(Collection entries)
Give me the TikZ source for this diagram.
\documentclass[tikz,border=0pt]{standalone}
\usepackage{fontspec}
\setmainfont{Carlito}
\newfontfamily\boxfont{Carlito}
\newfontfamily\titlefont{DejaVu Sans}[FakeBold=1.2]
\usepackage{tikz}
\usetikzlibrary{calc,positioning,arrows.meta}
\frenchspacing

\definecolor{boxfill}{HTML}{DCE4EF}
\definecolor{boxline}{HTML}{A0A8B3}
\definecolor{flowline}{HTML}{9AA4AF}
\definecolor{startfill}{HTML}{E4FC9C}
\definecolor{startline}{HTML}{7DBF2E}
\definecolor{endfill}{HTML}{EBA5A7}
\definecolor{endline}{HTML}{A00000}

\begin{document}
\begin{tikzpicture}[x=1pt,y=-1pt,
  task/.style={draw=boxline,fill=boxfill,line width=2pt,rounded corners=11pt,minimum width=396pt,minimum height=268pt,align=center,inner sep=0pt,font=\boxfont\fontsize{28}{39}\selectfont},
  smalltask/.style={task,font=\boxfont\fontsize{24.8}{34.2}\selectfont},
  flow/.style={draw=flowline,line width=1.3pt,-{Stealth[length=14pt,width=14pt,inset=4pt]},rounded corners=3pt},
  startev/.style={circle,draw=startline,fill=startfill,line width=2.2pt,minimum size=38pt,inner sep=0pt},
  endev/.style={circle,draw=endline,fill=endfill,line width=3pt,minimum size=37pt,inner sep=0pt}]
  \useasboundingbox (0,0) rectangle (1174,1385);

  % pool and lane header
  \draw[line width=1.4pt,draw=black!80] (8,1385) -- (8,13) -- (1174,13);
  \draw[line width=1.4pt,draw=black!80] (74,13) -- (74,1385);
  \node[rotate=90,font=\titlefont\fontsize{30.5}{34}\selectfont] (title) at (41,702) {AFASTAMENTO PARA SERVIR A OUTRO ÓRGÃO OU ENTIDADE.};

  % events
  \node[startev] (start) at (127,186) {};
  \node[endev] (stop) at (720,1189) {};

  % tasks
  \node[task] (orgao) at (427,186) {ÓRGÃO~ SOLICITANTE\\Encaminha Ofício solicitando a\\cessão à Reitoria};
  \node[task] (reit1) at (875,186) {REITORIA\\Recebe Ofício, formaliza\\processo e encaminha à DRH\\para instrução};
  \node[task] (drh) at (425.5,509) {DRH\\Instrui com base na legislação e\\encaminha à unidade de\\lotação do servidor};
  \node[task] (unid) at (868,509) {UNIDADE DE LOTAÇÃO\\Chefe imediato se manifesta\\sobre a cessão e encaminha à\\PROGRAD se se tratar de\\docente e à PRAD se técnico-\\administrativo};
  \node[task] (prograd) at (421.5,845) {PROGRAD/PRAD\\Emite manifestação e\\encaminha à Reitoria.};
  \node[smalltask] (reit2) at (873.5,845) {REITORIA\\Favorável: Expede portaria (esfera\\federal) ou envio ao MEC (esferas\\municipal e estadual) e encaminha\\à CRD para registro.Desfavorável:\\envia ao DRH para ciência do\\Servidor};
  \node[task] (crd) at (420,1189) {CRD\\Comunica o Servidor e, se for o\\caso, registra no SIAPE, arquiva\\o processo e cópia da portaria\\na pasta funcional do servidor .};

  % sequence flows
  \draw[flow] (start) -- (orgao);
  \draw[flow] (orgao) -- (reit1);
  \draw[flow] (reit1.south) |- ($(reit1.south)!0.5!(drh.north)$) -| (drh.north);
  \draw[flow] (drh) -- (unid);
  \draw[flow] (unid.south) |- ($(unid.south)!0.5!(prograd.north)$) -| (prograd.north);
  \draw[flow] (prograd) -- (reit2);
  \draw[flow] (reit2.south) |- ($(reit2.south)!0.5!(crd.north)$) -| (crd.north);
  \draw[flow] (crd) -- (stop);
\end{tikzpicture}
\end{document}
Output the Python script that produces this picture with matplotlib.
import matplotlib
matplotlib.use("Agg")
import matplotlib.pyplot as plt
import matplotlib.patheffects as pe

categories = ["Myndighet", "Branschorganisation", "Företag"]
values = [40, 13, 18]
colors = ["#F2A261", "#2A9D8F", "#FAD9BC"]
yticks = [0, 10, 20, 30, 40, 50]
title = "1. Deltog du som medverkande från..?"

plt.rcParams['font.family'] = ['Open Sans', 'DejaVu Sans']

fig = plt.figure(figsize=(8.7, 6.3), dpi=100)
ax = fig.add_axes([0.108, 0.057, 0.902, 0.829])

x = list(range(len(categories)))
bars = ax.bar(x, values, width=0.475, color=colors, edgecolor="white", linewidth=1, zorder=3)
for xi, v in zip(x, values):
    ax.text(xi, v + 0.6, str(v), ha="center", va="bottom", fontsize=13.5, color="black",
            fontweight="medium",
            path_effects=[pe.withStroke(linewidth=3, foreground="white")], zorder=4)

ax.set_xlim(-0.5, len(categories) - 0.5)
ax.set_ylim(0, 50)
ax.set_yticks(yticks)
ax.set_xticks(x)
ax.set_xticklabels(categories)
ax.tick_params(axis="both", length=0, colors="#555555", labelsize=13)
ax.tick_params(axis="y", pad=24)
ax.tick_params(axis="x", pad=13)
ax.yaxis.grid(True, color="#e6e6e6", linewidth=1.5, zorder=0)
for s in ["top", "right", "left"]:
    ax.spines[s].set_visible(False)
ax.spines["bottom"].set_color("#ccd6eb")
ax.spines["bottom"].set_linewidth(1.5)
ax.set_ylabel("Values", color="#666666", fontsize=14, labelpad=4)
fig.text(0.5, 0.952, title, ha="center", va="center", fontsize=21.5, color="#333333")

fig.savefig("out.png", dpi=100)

#### [Work required]
Extract exactly and only these lines: the line containing "Output the Python", the line containing "import matplotlib.patheffects as pe", and every line between them.

#### [Written answer]
Output the Python script that produces this picture with matplotlib.
import matplotlib
matplotlib.use("Agg")
import matplotlib.pyplot as plt
import matplotlib.patheffects as pe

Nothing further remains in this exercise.